Concerns about passengers avoiding the rules were raised by the aviation sector at the outset of the policy being announced by transport secretary Michael Matheson last week due to the potential for passengers to travel to Scotland on domestic flights and avoid the measures.

Airports have raised concerns on the voluntary nature of the policy for those arriving from within the Common Travel Area, likening the rules to the previous quarantine rules which required self-compliance by travellers.

A Turkish Airlines plane arrives at Edinburgh airport on the first day of mandatory managed isolation rules in Scotland.

Passengers arriving internationally to non-Scottish airports are only required to isolate if they arrive from a ‘red list' of 33 countries and only have to quarantine in hotels on arrival to Scotland if they voluntarily come forward.
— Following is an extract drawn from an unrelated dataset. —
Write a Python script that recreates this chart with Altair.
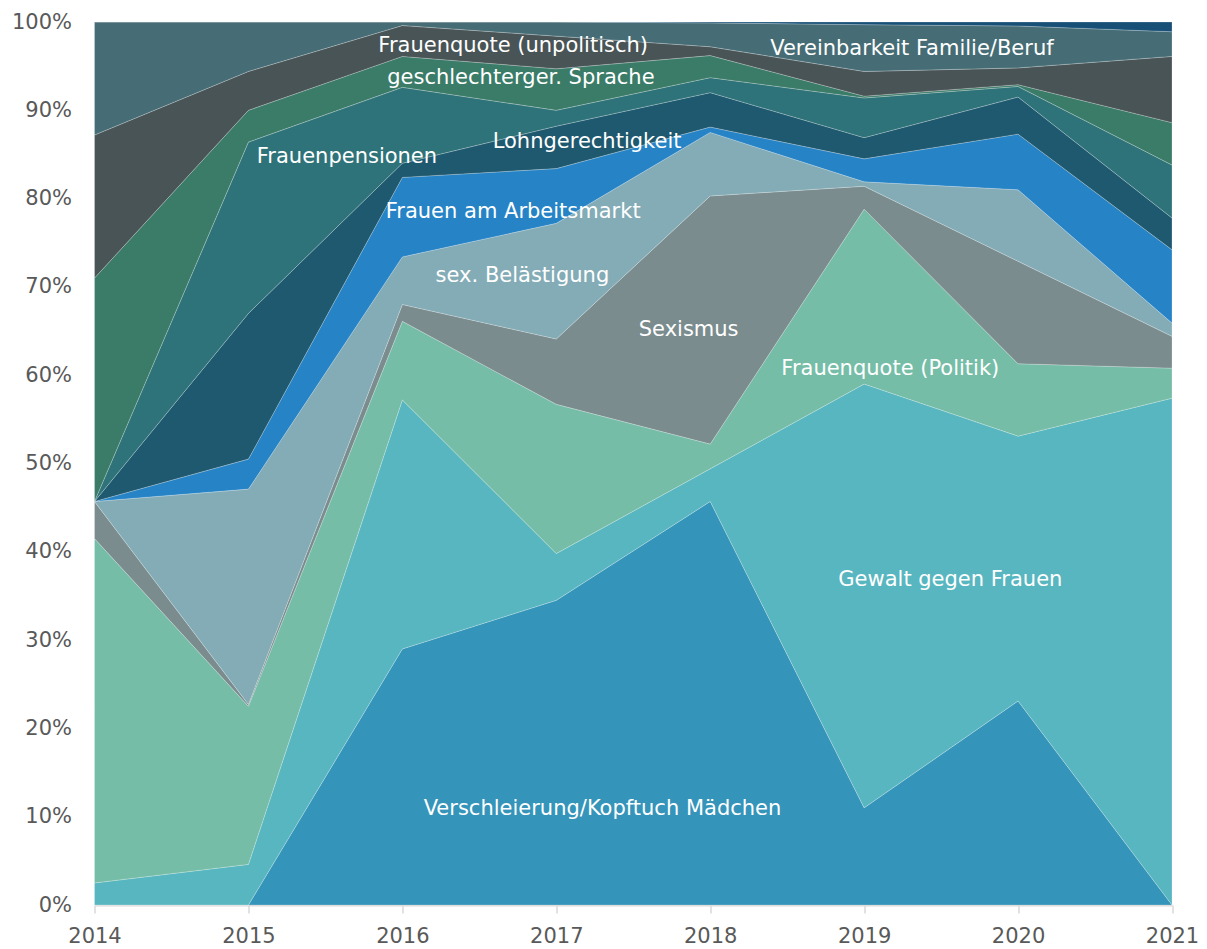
import altair as alt
import pandas as pd

years = [2014, 2015, 2016, 2017, 2018, 2019, 2020, 2021]

series_names = [
    "Verschleierung/Kopftuch Mädchen",
    "Gewalt gegen Frauen",
    "Frauenquote (Politik)",
    "Sexismus",
    "sex. Belästigung",
    "Frauen am Arbeitsmarkt",
    "Lohngerechtigkeit",
    "Frauenpensionen",
    "geschlechterger. Sprache",
    "Frauenquote (unpolitisch)",
    "Vereinbarkeit Familie/Beruf",
    "weitere",
]

series_colors = [
    "#3494BA", "#58B6C0", "#75BDA7", "#7A8C8E", "#84ACB6", "#2683C6",
    "#1F596F", "#2E7379", "#3B7C68", "#495456", "#466D76", "#174F77",
]

# shares in percent per year (2014..2021)
verschleierung = [0.0, 0.0, 29.0, 34.5, 45.7, 11.0, 23.1, 0.0]
gewalt = [2.5, 4.6, 28.2, 5.3, 3.7, 48.0, 30.0, 57.4]
quote_politik = [39.0, 17.9, 8.9, 16.9, 2.8, 19.8, 8.2, 3.4]
sexismus = [4.2, 0.2, 1.9, 7.4, 28.1, 2.6, 11.6, 3.6]
belaestigung = [0.0, 24.4, 5.4, 13.1, 7.2, 0.5, 8.1, 1.5]
arbeitsmarkt = [0.0, 3.4, 9.0, 6.2, 0.6, 2.6, 6.3, 8.3]
lohn = [0.0, 16.5, 1.6, 4.8, 3.9, 2.4, 4.2, 3.6]
pensionen = [0.0, 19.4, 8.6, 1.8, 1.7, 4.5, 1.2, 6.0]
sprache = [25.3, 3.6, 3.5, 4.7, 2.5, 0.2, 0.2, 4.8]
quote_unpol = [16.2, 4.4, 3.5, 3.7, 1.0, 2.8, 1.9, 7.5]
vereinbarkeit = [12.8, 5.6, 0.4, 1.6, 2.7, 5.3, 4.75, 2.8]
weitere = [0.0, 0.0, 0.0, 0.0, 0.1, 0.3, 0.45, 1.1]

series_values = [
    verschleierung, gewalt, quote_politik, sexismus, belaestigung, arbeitsmarkt,
    lohn, pensionen, sprache, quote_unpol, vereinbarkeit, weitere,
]

label_texts = [
    "Frauenquote (unpolitisch)", "geschlechterger. Sprache", "Frauenpensionen",
    "Lohngerechtigkeit", "Frauen am Arbeitsmarkt", "sex. Belästigung", "Sexismus",
    "Frauenquote (Politik)", "Gewalt gegen Frauen",
    "Verschleierung/Kopftuch Mädchen", "Vereinbarkeit Familie/Beruf",
]
label_years = [2016.72, 2016.77, 2015.64, 2017.20, 2016.72, 2016.78, 2017.86,
               2019.17, 2019.56, 2017.30, 2019.31]
label_pcts = [97.3, 93.7, 84.7, 86.4, 78.5, 71.2, 65.1, 60.7, 36.8, 10.9, 96.9]

rows = []
for i, (name, vals) in enumerate(zip(series_names, series_values)):
    for y, v in zip(years, vals):
        rows.append({"Jahr": y, "Thema": name, "Anteil": v, "idx": i})
df = pd.DataFrame(rows)

labels = pd.DataFrame({
    "text": label_texts,
    "Jahr": label_years,
    "pos": [p / 100 for p in label_pcts],
})

FONT = "DejaVu Sans"

x_scale = alt.Scale(domain=[2014, 2021], nice=False, zero=False)
y_scale = alt.Scale(domain=[0, 1], nice=False)

area = alt.Chart(df).mark_area(
    stroke="#ffffff", strokeWidth=0.5, strokeOpacity=0.45
).encode(
    x=alt.X(
        "Jahr:Q", scale=x_scale,
        axis=alt.Axis(
            values=years, format="d", title=None, grid=False,
            domainColor="#D9D9D9", domainWidth=2, tickColor="#D9D9D9",
            tickWidth=1.5, tickSize=8, labelPadding=12, labelFontSize=21,
            labelColor="#595959", labelFont=FONT, labelFlush=False,
            labelOverlap=False,
        ),
    ),
    y=alt.Y(
        "Anteil:Q", stack="normalize", scale=y_scale,
        axis=alt.Axis(
            format=".0%", values=[i / 10 for i in range(11)], title=None,
            grid=False, domain=False, ticks=False, labelPadding=23,
            labelFontSize=21, labelColor="#595959", labelFont=FONT,
            labelFlush=False, labelOverlap=False,
        ),
    ),
    color=alt.Color(
        "Thema:N", scale=alt.Scale(domain=series_names, range=series_colors),
        legend=None,
    ),
    order=alt.Order("idx:Q", sort="ascending"),
)

text = alt.Chart(labels).mark_text(
    color="white", fontSize=21, font=FONT, align="center", baseline="middle"
).encode(
    x=alt.X("Jahr:Q", scale=x_scale),
    y=alt.Y("pos:Q", scale=y_scale, stack=None),
    text="text:N",
)

chart = alt.layer(area, text).properties(
    width=1077.5,
    height=883,
    padding={"left": 86.5, "top": 14, "right": 26, "bottom": 46},
    autosize="none",
).configure_view(strokeWidth=0)

chart.save("out.html", embed_options={"renderer": "svg", "actions": False})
Mr Matheson said on Sunday the loophole could “potentially undermine the public health approach here in Scotland” and described it as “unacceptable”.

The first passenger to enter managed isolation on Monday was a man and his daughter arriving from the USA via Dublin who voluntarily came forward at the airport.

Security firm G4S has been hired to undertake the majority of the work connected with the policy at airports across Scotland and are in charge of escorting passengers from the border to their hotels.

In Edinburgh Airport, passengers arriving internationally will have filled out their passenger locator form pre-departure, which will state whether they need to quarantine or are exempt.

Border Force staff checking those forms will then flag individuals to G4S staff who escort travellers to a waiting area before passengers are allowed to pick up their luggage.

From there, travellers are escorted to a bus where they are transported to the DoubleTree hotel near Edinburgh Airport, which is currently being used to house incoming travellers.

However, due to the lack of security clearance – a process that normally takes six weeks – airport staff must escort the security staff around the airport throughout the day.

Aberdeen Airport is the busiest international airport in Scotland today due to having two flights arriving from Norway, one from Bergen operated by Wideroe airlines and one from Stavanger operated by Scandinavian Airlines.

However, the majority of passengers arriving on those flights are understood to be oil and gas workers who are exempt from the requirement to quarantine under current rules.

Glasgow Airport has no international flights today, but has staff in place should someone come forward requiring to quarantine on a connecting flight.